M. Blanchard, pouvez-vous nous dire quelles sont vos fonctions au sein de l’université Paris 13 et du laboratoire EXPERICE ?
J’ai été recruté en 2015 comme Maître de conférences en Sciences de l’éducation au laboratoire EXPERICE de Paris 13. C’est un laboratoire assez original, d’une part parce qu’il est situé sur deux sites différents, à Paris 8 et à Paris 13, d’autre part parce qu’il permet à la petite équipe de d’enseignants-chercheurs qui y officient de travailler sur des sujets qui débordent largement du cadre classique de l’institution scolaire.
Nous nous intéressons en effet à tout ce qui touche aux apprentissages informels et abordons les questions de l’éducation de façon moins rigide que ce à quoi on les réduits parfois.
Certains de mes collègues travaillent ainsi sur la thématique du jeu, d’autres sur l’animation ou la petite enfance.De mon côté, je m’intéresse à toutes les problématiques entourant l’exclusion, l’intervention sociale ou encore l’insertion professionnelle. Je développe ces travaux au sein d’un axe de mon laboratoire intitulé « Le Sujet dans la Cité ». C’est en effet par le biais de cette focale particulière que nous abordons nos terrains de recherche, avec pour fil conducteur de toujours veiller à partir des savoir-être et des savoir-faire des individus, afin de révéler leurs potentialités, souvent insoupçonnées.
Par ailleurs, mes questions de recherche m’amènent également à me pencher sur des thématiques relatives aux interactions entre l’être humain et les animaux. La thèse de doctorat que j’ai soutenue en 2013 portait ainsi sur les sans-abris accompagnés de chiens.

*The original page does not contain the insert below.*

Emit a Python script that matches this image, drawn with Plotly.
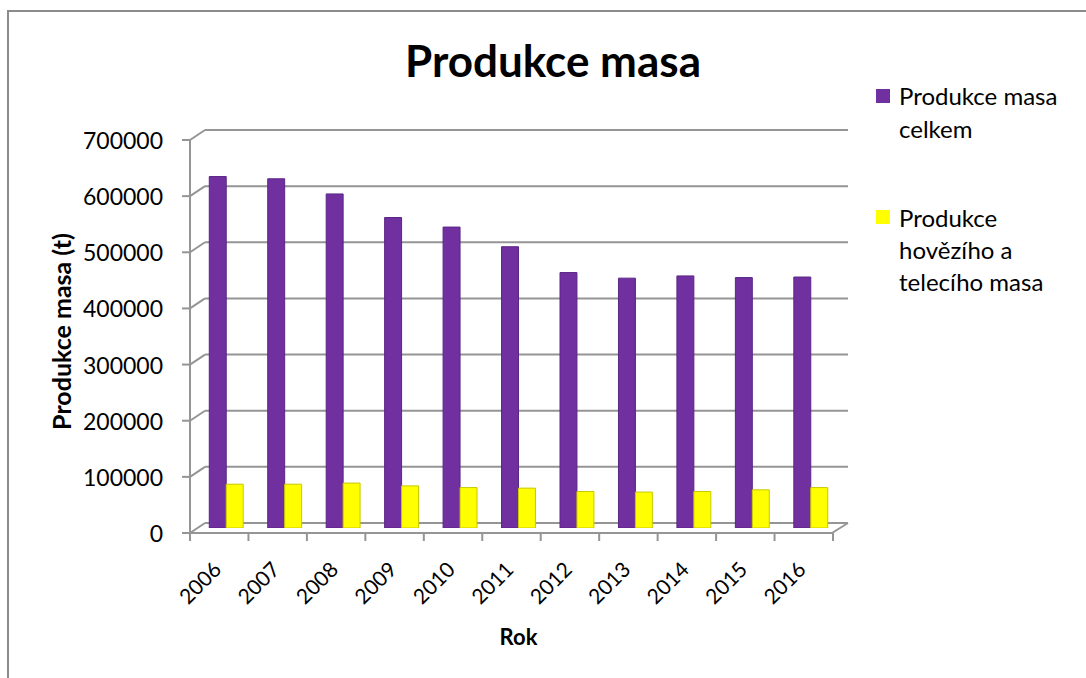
import plotly.graph_objects as go

# ---- data ----
years = ["2006", "2007", "2008", "2009", "2010", "2011", "2012", "2013", "2014", "2015", "2016"]
total_meat = [626000, 622000, 595000, 553000, 536000, 501000, 455000, 445000, 449000, 446000, 447000]
beef_veal = [78000, 78000, 80000, 75000, 72000, 71000, 65000, 64000, 65000, 68000, 72000]
y_ticks = [0, 100000, 200000, 300000, 400000, 500000, 600000, 700000]
series_names = ["Produkce masa celkem", "Produkce hovězího a telecího masa"]
legend_lines = [["Produkce masa", "celkem"], ["Produkce", "hovězího a", "telecího masa"]]

# ---- layout constants ----
W, H = 1086, 678
ML, MR, MT, MB = 197, 246, 135, 150
PW, PH = W - ML - MR, H - MT - MB
YMAX = 700000
FONT = "Lato"
GRID = "#959595"
DX, DY = 8, 5   # pseudo-3D depth offsets (px)


def px(dx):
    return dx / PW


def py(dy):
    return dy / PH


def yv(v, dy=0):
    return v / YMAX + py(dy)


fig = go.Figure()
fig.add_trace(go.Bar(x=years, y=total_meat, name=series_names[0],
                     marker=dict(color="#7030A0", line=dict(color="#5B2585", width=1)),
                     hoverinfo="skip"))
fig.add_trace(go.Bar(x=years, y=beef_veal, name=series_names[1],
                     marker=dict(color="#FFFF00", line=dict(color="#C8C800", width=1)),
                     hoverinfo="skip"))

shapes = []
line = dict(color=GRID, width=2)
# back wall gridlines + left diagonals + front ticks
for v in y_ticks:
    shapes.append(dict(type="line", xref="paper", yref="paper", layer="below",
                       x0=px(DX), x1=1 + px(DX), y0=yv(v, DY), y1=yv(v, DY), line=line))
    shapes.append(dict(type="line", xref="paper", yref="paper", layer="below",
                       x0=px(-DX + 1), x1=px(DX), y0=yv(v, -DY), y1=yv(v, DY), line=line))
    shapes.append(dict(type="line", xref="paper", yref="paper", layer="below",
                       x0=px(-DX - 7), x1=px(-DX + 1), y0=yv(v, -DY), y1=yv(v, -DY), line=line))
# front vertical axis
shapes.append(dict(type="line", xref="paper", yref="paper", layer="below",
                   x0=px(-DX + 1), x1=px(-DX + 1), y0=yv(0, -DY - 1), y1=yv(YMAX, -DY), line=line))
# front floor edge + right diagonal
shapes.append(dict(type="line", xref="paper", yref="paper", layer="below",
                   x0=px(-DX + 1), x1=1 - px(DX), y0=yv(0, -DY), y1=yv(0, -DY), line=line))
shapes.append(dict(type="line", xref="paper", yref="paper", layer="below",
                   x0=1 - px(DX), x1=1 + px(DX), y0=yv(0, -DY), y1=yv(0, DY), line=line))
# x tick marks on the front edge (category boundaries)
n = len(years)
for k in range(n + 1):
    xk = k / n + px(-DX + 1)
    shapes.append(dict(type="line", xref="paper", yref="paper", layer="below",
                       x0=xk, x1=xk, y0=yv(0, -DY), y1=yv(0, -DY - 8), line=line))
# outer chart border
shapes.append(dict(type="rect", xref="paper", yref="paper", layer="below",
                   x0=px(8 - ML), x1=2, y0=-2, y1=py(H - MB - 11),
                   line=dict(color="#8C8C8C", width=2), fillcolor="rgba(0,0,0,0)"))

# custom legend (squares + text lines)
colors = ["#7030A0", "#FFFF00"]
leg_y0 = [96, 217]
annotations = []
for i, lines in enumerate(legend_lines):
    cy = leg_y0[i]
    shapes.append(dict(type="rect", xref="paper", yref="paper",
                       x0=px(876 - ML), x1=px(890 - ML),
                       y0=py(H - MB - cy - 7), y1=py(H - MB - cy + 7),
                       line=dict(width=0), fillcolor=colors[i]))
    for j, t in enumerate(lines):
        annotations.append(dict(text=t, xref="paper", yref="paper", showarrow=False,
                                x=px(897 - ML), y=py(H - MB - (cy + 32 * j)),
                                xanchor="left", yanchor="middle",
                                font=dict(family=FONT, size=24, color="#000")))

fig.update_layout(
    width=W, height=H,
    margin=dict(l=ML, r=MR, t=MT, b=MB, autoexpand=False),
    paper_bgcolor="white", plot_bgcolor="rgba(0,0,0,0)",
    barmode="group", bargap=0.42, bargroupgap=0,
    showlegend=False,
    title=dict(text="<b>Produkce masa</b>", x=553 / W, xanchor="center",
               y=1 - 62 / H, yanchor="middle",
               font=dict(family=FONT, size=44, color="#000")),
    font=dict(family=FONT, color="#000"),
    shapes=shapes,
    annotations=annotations,
    xaxis=dict(type="category", showgrid=False, showline=False, zeroline=False, ticks="",
               tickangle=-45, tickfont=dict(family=FONT, size=21, color="#000"),
               ticklabelshift=-11, ticklabelstandoff=24,
               title=dict(text="<b>Rok</b>", font=dict(family=FONT, size=22, color="#000"),
                          standoff=22)),
    yaxis=dict(range=[0, YMAX], tickvals=y_ticks, showgrid=False, showline=False,
               zeroline=False, ticks="", tickformat="d",
               tickfont=dict(family=FONT, size=23, color="#000"),
               ticklabelshift=6, ticklabelstandoff=33,
               title=dict(text="<b>Produkce masa (t)</b>",
                          font=dict(family=FONT, size=25, color="#000"), standoff=4)),
)

fig.write_html("out.html", config={"displayModeBar": False},
               post_script="document.body.style.margin='0';")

En quoi votre implantation sur le site de Villetaneuse s’avère-t-elle utile à vos travaux ?
Faire de la recherche dans une université comme Paris 13, c’est pouvoir s’ancrer sur un territoire riche et étonnant, même si celui-ci demeure méconnu, voire stigmatisé parfois.
Mes travaux de recherche débordent bien évidemment du 9-3 et me conduisent aux quatre coins du pays, toutefois c’est souvent localement qu’on peut initier les projets les plus prometteurs.
Je m’en suis rendu compte dernièrement en entamant une collaboration de recherche fructueuse avec l’association « Les Fermiers de la Francilienne » qui dispose d’une ferme pédagogique à Villetaneuse, juste en face de l’université Paris 13. L’action sociale qui y est menée est remarquable puisque l’association accueille près de 40% de TGIstes de Seine Saint-Denis, inscrits dans des projets de peines alternatives à la prison.
J’ai entamé depuis quelques mois une évaluation de leur action et me suis rendu avec Julien Boucher, le coordinateur de l’association, au ministère pour valoriser le travail de ces fermiers atypiques.
Leur expérience est tellement riche et originale qu’un documentaire intitulé “Un mois (à la) ferme” vient d’être réalisé par Baya Bellanger et est actuellement diffusé sur la chaîne Parlementaire (1).
Quels sont les résultats et enseignements que vous avez tirés de vos différents projets de recherche ?
L’une de mes principales conclusions réside certainement dans le fait que les fragilités provoquées par les aléas du monde contemporain génèrent également des expériences qui peuvent s’avérer très positives pour les personnes, pour peu qu’on les prenne au sérieux et que l’on sache les accompagner dans leur cheminement.
En tant qu’enseignant-chercheur en Sciences de l’éducation, je tente justement de proposer aux étudiants – dont beaucoup se destinent à des carrières dans le social ou le médico-social – des formations qui prennent en compte cette dimension essentielle. En effet, on a trop souvent tendance à réduire les personnes à leurs défaillances ou et à les enfermer dans leur statut de « bénéficiaires » ou de « victimes ». En réalité, ce sont avant tout des Sujets politiques capables, si besoin, de mettre leur pouvoir d’agir en mouvement.
A titre personnel, j’essaie d’en faire autant au sein d’un univers universitaire souvent moins lisse et plus violent qu’il n’y parait.
(1) « Un mois (à la) ferme », documentaire de Baya Bellanger diffusé sur la chaîne Public Sénat (canal 13) le samedi 1er décembre 2018 à 21h ; dimanche 2 décembre 2018 à 10h ; samedi 8 décembre 2018 à 22h30 ; dimanche 9 décembre 2018 à 11h30 ; dimanche 16 décembre 2018 à 12h30.